Folha de S. Paulo


Striptease ou treinamento de bombeiro?

Foi dar de cara com a inusitada dica no guia de viagens "Lonely Planet", destino Las Vegas, para saber que meu Réveillon iria adquirir um comprometimento profissional. No alto da página, lá estava a indicação, sem margem para equívoco: "Curso de iniciantes em striptease: strippers 101". Ao lado, telefone e endereço, o hotel-cassino Planet Hollywood, e a chamada: "A mais famosa aula de striptease do mundo. Instrutoras experientes, 75 minutos de aula -'pole dancing' e 'lap dancing'- para todas as idades, tamanhos e formas. Licença oficial ao final do curso".

Ilustração Alex Cerveny

A leitura em alta voz sobre os detalhes do programa que faríamos em benefício exclusivo do meu amantíssimo leitor deu ensejo a uma parada de 7 de Setembro de protestos entre minhas companheiras de viagem: "Eu não vou de jeito nenhum"; "Não trouxe roupa pra isso"; "Tem que ir de salto alto?". Ordenei que se fizesse silêncio no galinheiro e disquei o número do teatro do PH: "This is Tiffany speaking, may I help you?", atendeu a voz do outro lado. "Tiffany"? Jura? Aposto que se eu tivesse ligado para um canil, ela atenderia dizendo se chamar Rex.

Dei o número do cartão de crédito e, no dia seguinte, fomos ter com a instrutora, uma tal de Pony, numa sala que parecia uma classe de balé comum. A não ser pelas barras que, em vez de horizontais, eram numerosas, espalhadas pelo ambiente e todas na vertical.
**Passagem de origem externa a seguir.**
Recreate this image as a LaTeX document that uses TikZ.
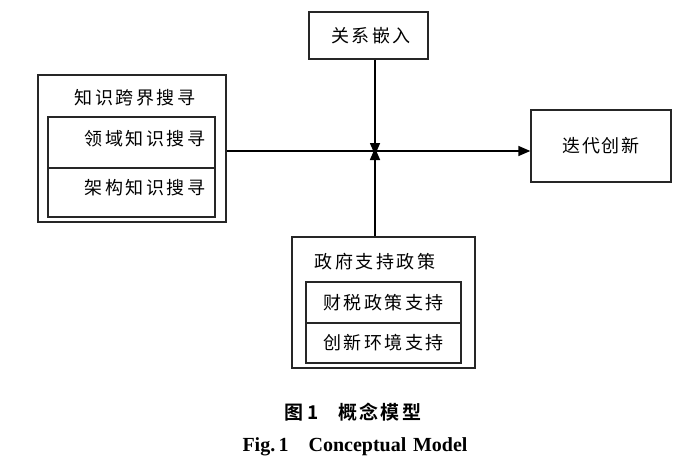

Pony falava sem parar e mexia o rabo feito um yorkshire que foi levado para passear depois de ficar meses confinado em uma quitinete da Nestor Pestana.

A instrutora começou nos contando que todas as dançarinas de Vegas trabalham com alguma quantidade de álcool no sangue. "Não muito, só para relaxar." Depois disse que o "pole dancing" é a propaganda do negócio, serve para atrair os clientes, enquanto a "alma", o que dá dinheiro, é o "lap dancing", a modalidade em que o cliente fica sentado e a menina dança ao seu redor sem que ele possa tocá-la.
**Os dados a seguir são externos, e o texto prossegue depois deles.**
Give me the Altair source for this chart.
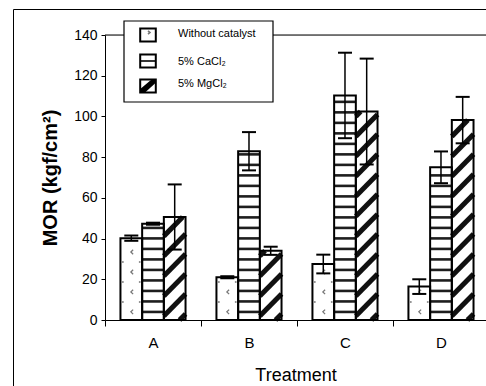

Mais dicas sobre "customer service", o "relacionamento com o cliente", tão valorizado por prestadores de serviço nos dias de hoje. A dançarina não deve "personalizar" seu striptease, sua dança, seu show. Ou seja, ela não deve dar a mínima para o homem que a está assistindo. Você faz a performance pensando em você, pensando na vida, valorizando seus próprios movimentos, focando seu condicionamento físico, utilizando qualquer objetivo que seja, menos pensar no bocó sentado à sua frente (a não ser, é claro, que ele seja seu marido e/ou namorado).

"Sabe aquele sorriso enigmático que toda stripper tem no rosto quando está dançando e olhando para o cara?", perguntou Pony retoricamente. "Pois é, ela está pensando: 'Vou tirar cada centavo deste boçal!'."
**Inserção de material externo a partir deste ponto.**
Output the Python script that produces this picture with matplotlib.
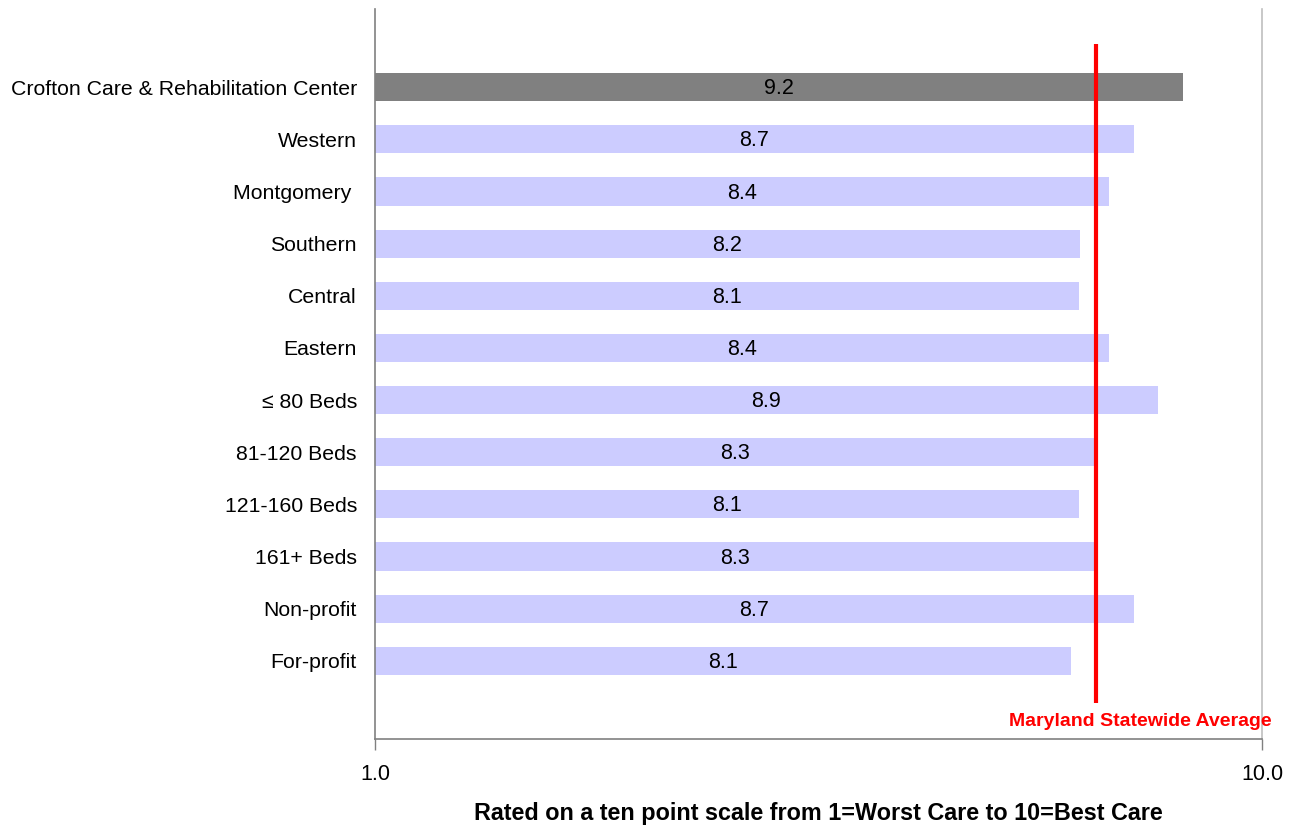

Okay, então. Hora de começar as manobras de "pole dancing". A amiga que tinha se recusado a participar do curso já estava se animando a deslizar pela haste. A julgar pela delicadeza de seus gestos e o jeito que estava trepada no poste, não há dúvida de que sempre sonhou em ser bombeiro. Eu desisti na segunda manobra, depois de ir ao chão de pernas trançadas tentando fazer um 360º em torno do cano.

Na dança da cadeira, outro fiasco da Barbarica. Suspeito ter tido um deslocamento de clavícula no movimento de tirar o sutiã e levá-lo a embrulhar a cabeça do adversário, digo, do macho, antes de estrangulá-lo e esbofeteá-lo. Parece uma sequência elementar, mas não recomendo que ninguém a repita em casa sem a supervisão da Pony.